Attorney Corey Staughton of the New York Civil Liberties Union, who represents along with Shearman & Sterling the Suffolk County Jail inmates, said, "In real life, the inmates in the Suffolk County Jail, they're not treated like human beings. They're treated like animals."

The prisoners had since been seeking legal action over the purportedly deplorable dwellings in the very facility where parts of the Netflix show have coincidentally been filmed. MSNBC said that the NYCLU has decided to draw attention to the plight of the prisoners in a new social media campaign aptly called "Humanity is the New Black" in the hopes that fans of the show would be able to tie the issues in the "Orange is the New Black" to the ones people who are incarcerated in Suffolk Country Jail experience in real life.

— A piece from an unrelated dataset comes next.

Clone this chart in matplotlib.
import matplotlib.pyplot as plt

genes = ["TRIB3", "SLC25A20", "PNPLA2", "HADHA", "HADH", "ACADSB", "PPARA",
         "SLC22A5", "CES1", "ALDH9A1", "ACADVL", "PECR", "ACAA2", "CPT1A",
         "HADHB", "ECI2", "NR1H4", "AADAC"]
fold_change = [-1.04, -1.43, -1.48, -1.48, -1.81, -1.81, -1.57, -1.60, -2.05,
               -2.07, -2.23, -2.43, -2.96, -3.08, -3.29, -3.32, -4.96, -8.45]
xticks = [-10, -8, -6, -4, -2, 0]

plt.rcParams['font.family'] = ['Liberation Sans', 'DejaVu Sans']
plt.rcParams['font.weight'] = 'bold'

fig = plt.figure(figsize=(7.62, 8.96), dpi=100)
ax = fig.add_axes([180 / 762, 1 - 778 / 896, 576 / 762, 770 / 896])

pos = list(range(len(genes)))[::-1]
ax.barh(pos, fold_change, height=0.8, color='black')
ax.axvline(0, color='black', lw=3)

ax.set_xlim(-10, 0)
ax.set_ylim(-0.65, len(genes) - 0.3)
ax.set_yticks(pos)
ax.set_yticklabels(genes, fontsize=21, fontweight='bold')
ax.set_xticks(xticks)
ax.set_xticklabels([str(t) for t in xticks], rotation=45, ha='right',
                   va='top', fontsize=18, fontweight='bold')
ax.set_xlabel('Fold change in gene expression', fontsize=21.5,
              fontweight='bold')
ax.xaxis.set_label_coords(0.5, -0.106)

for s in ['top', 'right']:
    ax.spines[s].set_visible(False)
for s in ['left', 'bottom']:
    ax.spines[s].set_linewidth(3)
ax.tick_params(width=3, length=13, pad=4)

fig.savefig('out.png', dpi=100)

According to Staughton, the lawsuit was lodged after the inmates have made over a hundred complaints to courts about the facility's conditions. Complaints collected by the NYCLU from the inmates at the Riverhead-based jail and its detention unit in Yaphank range from black mold in the showers, undrinkable water, sewage overflowing into their cells, and "ping pong toilets.

"You have people who will go to maximum security facilities, but you also have people who have been arrested for minor crimes, the folks in that jail will run the whole gamut in terms of the charges they're facing,"Staughton stressed.

Staughton said that although the lawsuit has seen progress, the County has been fighting back to ensure that information needed by the NYCLU on why the facilities are poorly managed. The lawyer admitted that they have been having difficulty getting information needed as part of the discovery process.

"This is not how we treat human beings. Any fan of the show will understand that there needs to be a little more of an element of humanity in how we treat people who are incarcerated," Staughton said.